* begin Data shown *

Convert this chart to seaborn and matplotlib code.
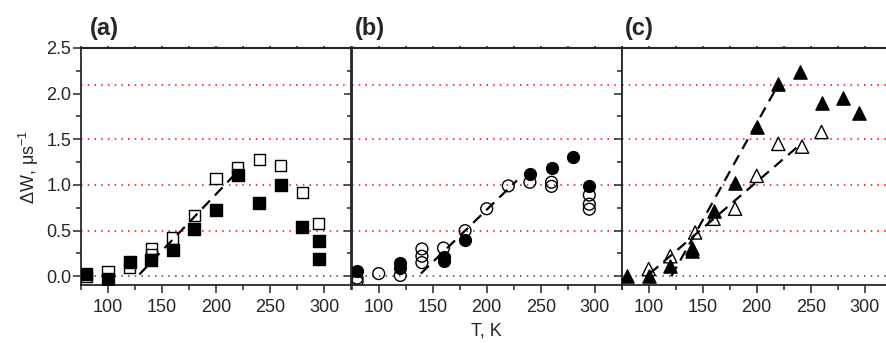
import numpy as np
import pandas as pd
import seaborn as sns
import matplotlib.pyplot as plt

# panel (a): squares
a_full_T = [80, 100, 120, 140, 160, 180, 200, 220, 240, 260, 280, 295, 295]
a_full_W = [0.02, -0.03, 0.155, 0.18, 0.29, 0.52, 0.73, 1.11, 0.80, 1.00, 0.54, 0.39, 0.19]
a_open_T = [80, 100, 120, 140, 140, 160, 180, 200, 220, 240, 260, 280, 295]
a_open_W = [0.0, 0.05, 0.10, 0.30, 0.24, 0.42, 0.67, 1.07, 1.19, 1.28, 1.21, 0.92, 0.58]
a_fit_T = [129, 217]
a_fit_W = [0.02, 1.11]

# panel (b): circles
b_full_T = [80, 120, 120, 160, 160, 180, 240, 260, 280, 295]
b_full_W = [0.06, 0.145, 0.09, 0.21, 0.165, 0.40, 1.125, 1.19, 1.31, 0.99]
b_open_T = [80, 80, 100, 120, 140, 140, 140, 160, 180, 200, 220, 240, 260, 260, 295, 295, 295]
b_open_W = [-0.02, -0.06, 0.03, 0.01, 0.30, 0.22, 0.15, 0.31, 0.50, 0.74, 0.99, 1.03, 1.03, 0.985, 0.89, 0.79, 0.735]
b_fit_T = [139, 228]
b_fit_W = [0.03, 1.05]

# panel (c): triangles
c_full_T = [80, 100, 120, 140, 140, 160, 180, 200, 220, 240, 260, 280, 295]
c_full_W = [0.0, 0.0, 0.11, 0.28, 0.31, 0.72, 1.02, 1.64, 2.11, 2.24, 1.90, 1.95, 1.79]
c_open_T = [100, 120, 143, 160, 180, 200, 220, 242, 260]
c_open_W = [0.08, 0.22, 0.48, 0.63, 0.74, 1.10, 1.45, 1.42, 1.58]
c_fit1_T = [121, 220]
c_fit1_W = [0.0, 2.10]
c_fit2_T = [101, 240]
c_fit2_W = [0.03, 1.44]

red_levels = [0.5, 1.0, 1.5, 2.1]
x_ticks = [100, 150, 200, 250, 300]
y_ticks = [0.0, 0.5, 1.0, 1.5, 2.0, 2.5]

sns.set_style('ticks')
plt.rcParams['font.family'] = ['Liberation Sans', 'DejaVu Sans']
plt.rcParams['mathtext.default'] = 'regular'

fig = plt.figure(figsize=(8.86, 3.43), dpi=100)
w = 270 / 886
lefts = [81 / 886, 351.7 / 886, 621.7 / 886]
bottom = 1 - 285 / 343
height = (285 - 48) / 343
axes = [fig.add_axes([l, bottom, w, height]) for l in lefts]

panels = [
    ('(a)', 's', 8, a_full_T, a_full_W, a_open_T, a_open_W, [(a_fit_T, a_fit_W)], 0.033),
    ('(b)', 'o', 8.5, b_full_T, b_full_W, b_open_T, b_open_W, [(b_fit_T, b_fit_W)], 0.012),
    ('(c)', '^', 9.5, c_full_T, c_full_W, c_open_T, c_open_W,
     [(c_fit1_T, c_fit1_W), (c_fit2_T, c_fit2_W)], 0.012),
]

for i, (ax, p) in enumerate(zip(axes, panels)):
    name, mk, ms, fT, fW, oT, oW, fits, lx = p
    for lv in red_levels:
        ax.axhline(lv, color='red', lw=1.1, ls=(0, (1, 3.4)), zorder=1)
    ax.axhline(0, color='#444444', lw=1.1, ls=(0, (1, 3.4)), zorder=1)
    for fx, fy in fits:
        sns.lineplot(x=fx, y=fy, ax=ax, color='black', lw=1.6,
                     dashes=False, zorder=2).lines[-1].set_dashes((5, 3.2))
    df_f = pd.DataFrame({'T': fT, 'W': fW})
    df_o = pd.DataFrame({'T': oT, 'W': oW})
    sns.scatterplot(data=df_o, x='T', y='W', ax=ax, marker=mk, s=ms ** 2,
                    facecolor='none', edgecolor='black', linewidth=1.0, zorder=3)
    sns.scatterplot(data=df_f, x='T', y='W', ax=ax, marker=mk, s=ms ** 2,
                    color='black', edgecolor='black', linewidth=1.0, zorder=4)
    ax.set_xlim(75, 325)
    ax.set_ylim(-0.095, 2.5)
    ax.set_xticks(x_ticks)
    ax.set_xticks(np.arange(75, 326, 25), minor=True)
    ax.set_yticks(y_ticks)
    ax.set_yticks(np.arange(0, 2.51, 0.25), minor=True)
    ax.tick_params(axis='both', which='major', length=6, width=1.1, labelsize=13)
    ax.tick_params(axis='both', which='minor', length=3.5, width=1.1)
    ax.tick_params(axis='x', which='major', pad=4)
    ax.tick_params(axis='y', pad=1)
    ax.xaxis.set_major_formatter(plt.FuncFormatter(lambda v, _: '%d' % v))
    ax.yaxis.set_major_formatter(plt.FuncFormatter(lambda v, _: '%.1f' % v))
    if i > 0:
        ax.tick_params(axis='y', labelleft=False)
    top = ax.secondary_xaxis('top')
    top.set_xticks(np.arange(75, 326, 25))
    top.tick_params(length=1.5, width=1.1, labeltop=False)
    for s in ax.spines.values():
        s.set_linewidth(1.3)
    top.spines['top'].set_linewidth(1.5)
    ax.set_xlabel('')
    ax.set_ylabel('')
    ax.text(lx, 1.035, name, transform=ax.transAxes, fontsize=17,
            fontweight='bold', ha='left', va='bottom')

axes[0].set_ylabel('ΔW, μs$^{-1}$', fontsize=13, labelpad=4)
axes[1].set_xlabel('T, K', fontsize=13, labelpad=5)

fig.savefig('out.png', dpi=100)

* end Data shown *

**Required work**
Quote the material in full and exactly; do not carry over its pictures.

**Task result**
Convert this chart to seaborn and matplotlib code.
import numpy as np
import pandas as pd
import seaborn as sns
import matplotlib.pyplot as plt

# panel (a): squares
a_full_T = [80, 100, 120, 140, 160, 180, 200, 220, 240, 260, 280, 295, 295]
a_full_W = [0.02, -0.03, 0.155, 0.18, 0.29, 0.52, 0.73, 1.11, 0.80, 1.00, 0.54, 0.39, 0.19]
a_open_T = [80, 100, 120, 140, 140, 160, 180, 200, 220, 240, 260, 280, 295]
a_open_W = [0.0, 0.05, 0.10, 0.30, 0.24, 0.42, 0.67, 1.07, 1.19, 1.28, 1.21, 0.92, 0.58]
a_fit_T = [129, 217]
a_fit_W = [0.02, 1.11]

# panel (b): circles
b_full_T = [80, 120, 120, 160, 160, 180, 240, 260, 280, 295]
b_full_W = [0.06, 0.145, 0.09, 0.21, 0.165, 0.40, 1.125, 1.19, 1.31, 0.99]
b_open_T = [80, 80, 100, 120, 140, 140, 140, 160, 180, 200, 220, 240, 260, 260, 295, 295, 295]
b_open_W = [-0.02, -0.06, 0.03, 0.01, 0.30, 0.22, 0.15, 0.31, 0.50, 0.74, 0.99, 1.03, 1.03, 0.985, 0.89, 0.79, 0.735]
b_fit_T = [139, 228]
b_fit_W = [0.03, 1.05]

# panel (c): triangles
c_full_T = [80, 100, 120, 140, 140, 160, 180, 200, 220, 240, 260, 280, 295]
c_full_W = [0.0, 0.0, 0.11, 0.28, 0.31, 0.72, 1.02, 1.64, 2.11, 2.24, 1.90, 1.95, 1.79]
c_open_T = [100, 120, 143, 160, 180, 200, 220, 242, 260]
c_open_W = [0.08, 0.22, 0.48, 0.63, 0.74, 1.10, 1.45, 1.42, 1.58]
c_fit1_T = [121, 220]
c_fit1_W = [0.0, 2.10]
c_fit2_T = [101, 240]
c_fit2_W = [0.03, 1.44]

red_levels = [0.5, 1.0, 1.5, 2.1]
x_ticks = [100, 150, 200, 250, 300]
y_ticks = [0.0, 0.5, 1.0, 1.5, 2.0, 2.5]

sns.set_style('ticks')
plt.rcParams['font.family'] = ['Liberation Sans', 'DejaVu Sans']
plt.rcParams['mathtext.default'] = 'regular'

fig = plt.figure(figsize=(8.86, 3.43), dpi=100)
w = 270 / 886
lefts = [81 / 886, 351.7 / 886, 621.7 / 886]
bottom = 1 - 285 / 343
height = (285 - 48) / 343
axes = [fig.add_axes([l, bottom, w, height]) for l in lefts]

panels = [
    ('(a)', 's', 8, a_full_T, a_full_W, a_open_T, a_open_W, [(a_fit_T, a_fit_W)], 0.033),
    ('(b)', 'o', 8.5, b_full_T, b_full_W, b_open_T, b_open_W, [(b_fit_T, b_fit_W)], 0.012),
    ('(c)', '^', 9.5, c_full_T, c_full_W, c_open_T, c_open_W,
     [(c_fit1_T, c_fit1_W), (c_fit2_T, c_fit2_W)], 0.012),
]

for i, (ax, p) in enumerate(zip(axes, panels)):
    name, mk, ms, fT, fW, oT, oW, fits, lx = p
    for lv in red_levels:
        ax.axhline(lv, color='red', lw=1.1, ls=(0, (1, 3.4)), zorder=1)
    ax.axhline(0, color='#444444', lw=1.1, ls=(0, (1, 3.4)), zorder=1)
    for fx, fy in fits:
        sns.lineplot(x=fx, y=fy, ax=ax, color='black', lw=1.6,
                     dashes=False, zorder=2).lines[-1].set_dashes((5, 3.2))
    df_f = pd.DataFrame({'T': fT, 'W': fW})
    df_o = pd.DataFrame({'T': oT, 'W': oW})
    sns.scatterplot(data=df_o, x='T', y='W', ax=ax, marker=mk, s=ms ** 2,
                    facecolor='none', edgecolor='black', linewidth=1.0, zorder=3)
    sns.scatterplot(data=df_f, x='T', y='W', ax=ax, marker=mk, s=ms ** 2,
                    color='black', edgecolor='black', linewidth=1.0, zorder=4)
    ax.set_xlim(75, 325)
    ax.set_ylim(-0.095, 2.5)
    ax.set_xticks(x_ticks)
    ax.set_xticks(np.arange(75, 326, 25), minor=True)
    ax.set_yticks(y_ticks)
    ax.set_yticks(np.arange(0, 2.51, 0.25), minor=True)
    ax.tick_params(axis='both', which='major', length=6, width=1.1, labelsize=13)
    ax.tick_params(axis='both', which='minor', length=3.5, width=1.1)
    ax.tick_params(axis='x', which='major', pad=4)
    ax.tick_params(axis='y', pad=1)
    ax.xaxis.set_major_formatter(plt.FuncFormatter(lambda v, _: '%d' % v))
    ax.yaxis.set_major_formatter(plt.FuncFormatter(lambda v, _: '%.1f' % v))
    if i > 0:
        ax.tick_params(axis='y', labelleft=False)
    top = ax.secondary_xaxis('top')
    top.set_xticks(np.arange(75, 326, 25))
    top.tick_params(length=1.5, width=1.1, labeltop=False)
    for s in ax.spines.values():
        s.set_linewidth(1.3)
    top.spines['top'].set_linewidth(1.5)
    ax.set_xlabel('')
    ax.set_ylabel('')
    ax.text(lx, 1.035, name, transform=ax.transAxes, fontsize=17,
            fontweight='bold', ha='left', va='bottom')

axes[0].set_ylabel('ΔW, μs$^{-1}$', fontsize=13, labelpad=4)
axes[1].set_xlabel('T, K', fontsize=13, labelpad=5)

fig.savefig('out.png', dpi=100)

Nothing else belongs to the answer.